Observation of wave-driven air–water turbulent momentum exchange in a large but fetch-limited shallow lake

Abstract. Wind-induced waves play a key role in air–sea momentum and heat exchange. Fetch-limited shallow lakes differ significantly from open ocean circumstances since the wave field is characterized by young and growing waves that (i) are steeper and can collapse by white-capping at lower wind speeds, and (ii) travel with lower phase velocity. Consequently, momentum (and heat) flux estimation methods arising from oceanographic observations cannot be directly applied; however, few attempts have been made to describe air–water turbulent exchange in case of large, but still fetch-limited shallow lakes. Within a Croatian-Hungarian measurement campaign, turbulent flux measurements were performed in Lake Balaton. Momentum and heat fluxes were measured with eddy-covariance technique at an offshore station, while waves were simultaneously recorded with underwater acoustic surface tracking. Momentum fluxes were also recorded at two further stations closer to the shore.
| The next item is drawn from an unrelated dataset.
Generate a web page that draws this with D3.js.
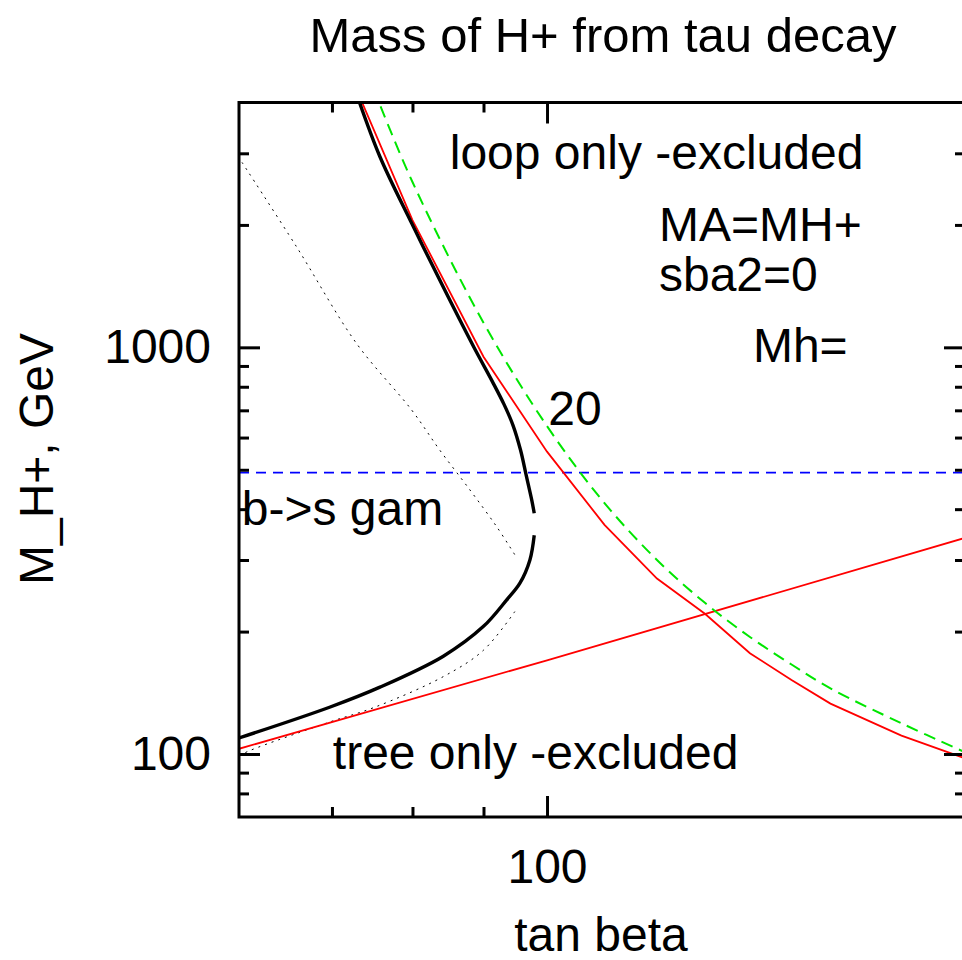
<!DOCTYPE html>
<html>
<head>
<meta charset="utf-8">
<script src="https://cdn.jsdelivr.net/npm/d3@7"></script>
<style>
  html, body { margin: 0; padding: 0; background: #fff; overflow: hidden; }
  svg { display: block; }
</style>
</head>
<body>
<svg id="chart" width="962" height="960"></svg>
<script>
// Curves: tan beta -> M_H+ (GeV)
// thick black: b->s gamma bound, split in two branches (gap near the nose)
const bsgUpperTb = [73.0, 75.8, 79.9, 84.4, 88.6, 91.3, 93.1, 94.5, 95.7, 96.6, 97.5, 97.9];
const bsgUpperM = [4150, 2942, 2018, 1383, 999, 826, 725, 644, 559, 485, 421, 391];
const bsgLowerTb = [97.9, 97.2, 95.6, 93.5, 90.0, 84.2, 75.8, 69.8, 60.0];
const bsgLowerM = [345, 300, 263, 239, 206, 174, 146, 130.5, 109.5];

// thin dotted black branches
const dotUpperTb = [60.3, 66.0, 72.9, 79.9, 83.7, 88.0, 92.0, 94.8];
const dotUpperM = [2850, 1768, 1023, 701, 559, 446, 362, 309];
const dotLowerTb = [94.8, 90.0, 84.2, 75.0, 69.8, 61.1, 60.0];
const dotLowerM = [224, 180, 155, 130, 120, 102, 99];

// red: loop-only limit (piecewise)
const loopTb = [70, 80, 90, 100, 110, 120, 130, 140, 150, 160, 180, 200];
const loopM = [5960, 2056, 948, 554, 366, 270, 221, 177, 152, 133, 111, 97.6];

// green dashed: Mh = 20
const mh20Tb = [75, 80, 90, 100, 110, 120, 130, 140, 150, 160, 180, 200];
const mh20M = [4320, 2550, 1150, 640, 414, 300, 235, 194, 166, 145, 119, 101];

// red: tree-only limit
const treeTb = [60, 100, 200];
const treeM = [103, 170, 340];

// blue dashed: b->s gamma horizontal cut
const bsgCutM = 492;

// axes
const xDomain = [60, 200];
const yDomain = [70, 4000];
const xMinor = [70, 80, 90];
const xMajor = [100];
const yMinor = [80, 90, 200, 300, 400, 500, 600, 700, 800, 900, 2000, 3000];
const yMajor = [100, 1000];

// annotations placed in data coordinates (left edge, baseline)
const notes = [
  { text: "loop only -excluded", tb: 85.1, m: 2744 },
  { text: "MA=MH+", tb: 120.4, m: 1829 },
  { text: "sba2=0", tb: 120.4, m: 1375 },
  { text: "Mh=", tb: 140.7, m: 922 },
  { text: "20", tb: 100.2, m: 644 },
  { text: "b->s gam", tb: 60.27, m: 366 },
  { text: "tree only -excluded", tb: 70.1, m: 91.7 },
];

const font = "'Liberation Sans', Arial, Helvetica, sans-serif";
const pLeft = 239, pRight = 965, pTop = 102.5, pBottom = 817;

const svg = d3.select("#chart").style("font-family", font);

const x = d3.scaleLog().domain(xDomain).range([pLeft, pRight]);
const y = d3.scaleLog().domain(yDomain).range([pBottom, pTop]);

svg.append("defs").append("clipPath").attr("id", "plot")
  .append("rect")
  .attr("x", pLeft).attr("y", pTop)
  .attr("width", pRight - pLeft).attr("height", pBottom - pTop);

const plot = svg.append("g").attr("clip-path", "url(#plot)");

function zip(tb, m) {
  return tb.map((d, i) => [d, m[i]]);
}

function drawLine(tb, m, style, curve) {
  const line = d3.line()
    .x((d) => x(d[0]))
    .y((d) => y(d[1]))
    .curve(curve || d3.curveLinear);
  plot.append("path")
    .datum(zip(tb, m))
    .attr("d", line)
    .attr("fill", "none")
    .attr("stroke", style.color)
    .attr("stroke-width", style.width)
    .attr("stroke-dasharray", style.dash || null);
}

// --- Curves ---
drawLine(xDomain, [bsgCutM, bsgCutM], { color: "#0000ff", width: 1.6, dash: "10,7" });
drawLine(dotUpperTb, dotUpperM, { color: "#000", width: 1, dash: "2,5" }, d3.curveCatmullRom);
drawLine(dotLowerTb, dotLowerM, { color: "#000", width: 1, dash: "2,5" }, d3.curveCatmullRom);
drawLine(treeTb, treeM, { color: "#ff0000", width: 1.8 });
drawLine(loopTb, loopM, { color: "#ff0000", width: 1.8 });
drawLine(mh20Tb, mh20M, { color: "#00e600", width: 2, dash: "12,7" }, d3.curveCatmullRom);
drawLine(bsgUpperTb, bsgUpperM, { color: "#000", width: 3.4 }, d3.curveCatmullRom);
drawLine(bsgLowerTb, bsgLowerM, { color: "#000", width: 3.4 }, d3.curveCatmullRom);

// --- Axes (ticks inward, on all four sides) ---
function styleAxis(g) {
  g.select(".domain").remove();
  g.selectAll(".tick line").attr("stroke-width", 3);
  g.attr("font-size", 48).attr("font-family", font);
  g.selectAll(".tick text").attr("fill", "#000");
}

svg.append("g").attr("transform", `translate(0,${pBottom})`)
  .call(d3.axisBottom(x).tickValues(xMinor).tickSize(-10).tickFormat(""))
  .call(styleAxis);
svg.append("g").attr("transform", `translate(0,${pBottom})`)
  .call(d3.axisBottom(x).tickValues(xMajor).tickSize(-21).tickPadding(32).tickFormat(d3.format("d")))
  .call(styleAxis);
svg.append("g").attr("transform", `translate(0,${pTop})`)
  .call(d3.axisTop(x).tickValues(xMinor).tickSize(-10).tickFormat(""))
  .call(styleAxis);
svg.append("g").attr("transform", `translate(0,${pTop})`)
  .call(d3.axisTop(x).tickValues(xMajor).tickSize(-21).tickFormat(""))
  .call(styleAxis);

svg.append("g").attr("transform", `translate(${pLeft},0)`)
  .call(d3.axisLeft(y).tickValues(yMinor).tickSize(-10).tickFormat(""))
  .call(styleAxis);
svg.append("g").attr("transform", `translate(${pLeft},0)`)
  .call(d3.axisLeft(y).tickValues(yMajor).tickSize(-21).tickPadding(28).tickFormat(d3.format("d")))
  .call(styleAxis);
svg.append("g").attr("transform", `translate(${pRight},0)`)
  .call(d3.axisRight(y).tickValues(yMinor).tickSize(-10).tickFormat(""))
  .call(styleAxis);
svg.append("g").attr("transform", `translate(${pRight},0)`)
  .call(d3.axisRight(y).tickValues(yMajor).tickSize(-21).tickFormat(""))
  .call(styleAxis);

// frame
svg.append("rect")
  .attr("x", pLeft).attr("y", pTop)
  .attr("width", pRight - pLeft).attr("height", pBottom - pTop)
  .attr("fill", "none")
  .attr("stroke", "#000")
  .attr("stroke-width", 3);

// --- Annotations ---
svg.append("g")
  .selectAll("text")
  .data(notes)
  .join("text")
  .attr("x", (d) => x(d.tb))
  .attr("y", (d) => y(d.m))
  .attr("font-size", 48)
  .attr("fill", "#000")
  .text((d) => d.text);

// --- Titles ---
svg.append("text")
  .attr("x", 603).attr("y", 52)
  .attr("text-anchor", "middle")
  .attr("font-size", 49)
  .text("Mass of H+ from tau decay");

svg.append("text")
  .attr("x", 601).attr("y", 951)
  .attr("text-anchor", "middle")
  .attr("font-size", 48)
  .text("tan beta");

svg.append("text")
  .attr("transform", "translate(53,459) rotate(-90)")
  .attr("text-anchor", "middle")
  .attr("font-size", 48)
  .text("M_H+, GeV");
</script>
</body>
</html>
In this study, we analyze the measured wind stress and surface waves to reveal surface drag in case of highly fetch-limited conditions. We compare our results with relevant model formulations that attempt to estimate momentum flux using different wave state parameterizations (i.e. wave age and wave slope modified Charnock formulations) and show that derived drag and roughness length parameterizations differ significantly from oceanographic formulas.